- Given data:
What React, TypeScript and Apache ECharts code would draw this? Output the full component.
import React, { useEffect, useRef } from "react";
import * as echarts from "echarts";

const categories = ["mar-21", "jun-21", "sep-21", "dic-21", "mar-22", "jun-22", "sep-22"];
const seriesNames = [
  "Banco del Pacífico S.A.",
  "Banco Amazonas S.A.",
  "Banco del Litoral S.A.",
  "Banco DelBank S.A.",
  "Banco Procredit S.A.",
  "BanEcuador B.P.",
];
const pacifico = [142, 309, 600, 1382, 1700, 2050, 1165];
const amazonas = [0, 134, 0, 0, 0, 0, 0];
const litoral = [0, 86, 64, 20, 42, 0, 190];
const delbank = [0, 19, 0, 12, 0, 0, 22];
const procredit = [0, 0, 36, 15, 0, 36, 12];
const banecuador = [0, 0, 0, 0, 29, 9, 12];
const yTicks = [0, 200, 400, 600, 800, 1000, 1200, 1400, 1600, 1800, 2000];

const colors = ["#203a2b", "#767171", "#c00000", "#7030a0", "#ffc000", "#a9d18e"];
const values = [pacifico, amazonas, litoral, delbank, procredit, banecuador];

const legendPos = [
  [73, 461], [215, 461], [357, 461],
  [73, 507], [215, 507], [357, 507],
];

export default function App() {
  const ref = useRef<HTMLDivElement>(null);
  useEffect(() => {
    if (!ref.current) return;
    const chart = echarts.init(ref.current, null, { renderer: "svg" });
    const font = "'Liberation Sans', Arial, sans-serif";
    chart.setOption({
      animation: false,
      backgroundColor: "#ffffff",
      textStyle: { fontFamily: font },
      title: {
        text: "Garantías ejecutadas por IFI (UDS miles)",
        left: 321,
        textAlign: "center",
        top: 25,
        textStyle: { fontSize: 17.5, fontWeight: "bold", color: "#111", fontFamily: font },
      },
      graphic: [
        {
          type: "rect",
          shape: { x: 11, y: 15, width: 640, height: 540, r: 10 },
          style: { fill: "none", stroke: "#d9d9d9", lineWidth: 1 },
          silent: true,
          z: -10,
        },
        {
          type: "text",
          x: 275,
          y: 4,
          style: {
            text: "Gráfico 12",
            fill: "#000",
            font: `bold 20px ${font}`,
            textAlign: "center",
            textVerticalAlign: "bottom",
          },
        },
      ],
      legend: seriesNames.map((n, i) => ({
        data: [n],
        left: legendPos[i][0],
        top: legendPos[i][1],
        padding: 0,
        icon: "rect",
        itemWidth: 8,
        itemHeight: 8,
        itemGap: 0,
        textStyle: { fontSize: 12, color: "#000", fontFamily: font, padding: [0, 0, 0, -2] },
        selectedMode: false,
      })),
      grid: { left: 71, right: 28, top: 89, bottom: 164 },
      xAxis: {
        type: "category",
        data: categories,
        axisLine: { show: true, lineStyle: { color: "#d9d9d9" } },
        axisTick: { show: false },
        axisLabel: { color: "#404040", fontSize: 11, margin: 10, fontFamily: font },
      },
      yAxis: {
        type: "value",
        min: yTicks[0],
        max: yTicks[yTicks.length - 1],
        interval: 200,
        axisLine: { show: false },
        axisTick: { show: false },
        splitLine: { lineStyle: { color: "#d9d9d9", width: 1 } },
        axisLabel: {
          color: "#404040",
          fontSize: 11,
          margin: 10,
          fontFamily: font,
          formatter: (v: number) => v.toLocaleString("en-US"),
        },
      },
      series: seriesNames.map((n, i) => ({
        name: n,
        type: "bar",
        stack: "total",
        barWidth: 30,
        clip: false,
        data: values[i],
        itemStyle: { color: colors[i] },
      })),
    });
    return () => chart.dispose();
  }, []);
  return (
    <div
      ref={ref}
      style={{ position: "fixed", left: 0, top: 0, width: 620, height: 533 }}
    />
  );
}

- What is asked: Restate every line of the data word for word.

- Finished exercise:
What React, TypeScript and Apache ECharts code would draw this? Output the full component.
import React, { useEffect, useRef } from "react";
import * as echarts from "echarts";

const categories = ["mar-21", "jun-21", "sep-21", "dic-21", "mar-22", "jun-22", "sep-22"];
const seriesNames = [
  "Banco del Pacífico S.A.",
  "Banco Amazonas S.A.",
  "Banco del Litoral S.A.",
  "Banco DelBank S.A.",
  "Banco Procredit S.A.",
  "BanEcuador B.P.",
];
const pacifico = [142, 309, 600, 1382, 1700, 2050, 1165];
const amazonas = [0, 134, 0, 0, 0, 0, 0];
const litoral = [0, 86, 64, 20, 42, 0, 190];
const delbank = [0, 19, 0, 12, 0, 0, 22];
const procredit = [0, 0, 36, 15, 0, 36, 12];
const banecuador = [0, 0, 0, 0, 29, 9, 12];
const yTicks = [0, 200, 400, 600, 800, 1000, 1200, 1400, 1600, 1800, 2000];

const colors = ["#203a2b", "#767171", "#c00000", "#7030a0", "#ffc000", "#a9d18e"];
const values = [pacifico, amazonas, litoral, delbank, procredit, banecuador];

const legendPos = [
  [73, 461], [215, 461], [357, 461],
  [73, 507], [215, 507], [357, 507],
];

export default function App() {
  const ref = useRef<HTMLDivElement>(null);
  useEffect(() => {
    if (!ref.current) return;
    const chart = echarts.init(ref.current, null, { renderer: "svg" });
    const font = "'Liberation Sans', Arial, sans-serif";
    chart.setOption({
      animation: false,
      backgroundColor: "#ffffff",
      textStyle: { fontFamily: font },
      title: {
        text: "Garantías ejecutadas por IFI (UDS miles)",
        left: 321,
        textAlign: "center",
        top: 25,
        textStyle: { fontSize: 17.5, fontWeight: "bold", color: "#111", fontFamily: font },
      },
      graphic: [
        {
          type: "rect",
          shape: { x: 11, y: 15, width: 640, height: 540, r: 10 },
          style: { fill: "none", stroke: "#d9d9d9", lineWidth: 1 },
          silent: true,
          z: -10,
        },
        {
          type: "text",
          x: 275,
          y: 4,
          style: {
            text: "Gráfico 12",
            fill: "#000",
            font: `bold 20px ${font}`,
            textAlign: "center",
            textVerticalAlign: "bottom",
          },
        },
      ],
      legend: seriesNames.map((n, i) => ({
        data: [n],
        left: legendPos[i][0],
        top: legendPos[i][1],
        padding: 0,
        icon: "rect",
        itemWidth: 8,
        itemHeight: 8,
        itemGap: 0,
        textStyle: { fontSize: 12, color: "#000", fontFamily: font, padding: [0, 0, 0, -2] },
        selectedMode: false,
      })),
      grid: { left: 71, right: 28, top: 89, bottom: 164 },
      xAxis: {
        type: "category",
        data: categories,
        axisLine: { show: true, lineStyle: { color: "#d9d9d9" } },
        axisTick: { show: false },
        axisLabel: { color: "#404040", fontSize: 11, margin: 10, fontFamily: font },
      },
      yAxis: {
        type: "value",
        min: yTicks[0],
        max: yTicks[yTicks.length - 1],
        interval: 200,
        axisLine: { show: false },
        axisTick: { show: false },
        splitLine: { lineStyle: { color: "#d9d9d9", width: 1 } },
        axisLabel: {
          color: "#404040",
          fontSize: 11,
          margin: 10,
          fontFamily: font,
          formatter: (v: number) => v.toLocaleString("en-US"),
        },
      },
      series: seriesNames.map((n, i) => ({
        name: n,
        type: "bar",
        stack: "total",
        barWidth: 30,
        clip: false,
        data: values[i],
        itemStyle: { color: colors[i] },
      })),
    });
    return () => chart.dispose();
  }, []);
  return (
    <div
      ref={ref}
      style={{ position: "fixed", left: 0, top: 0, width: 620, height: 533 }}
    />
  );
}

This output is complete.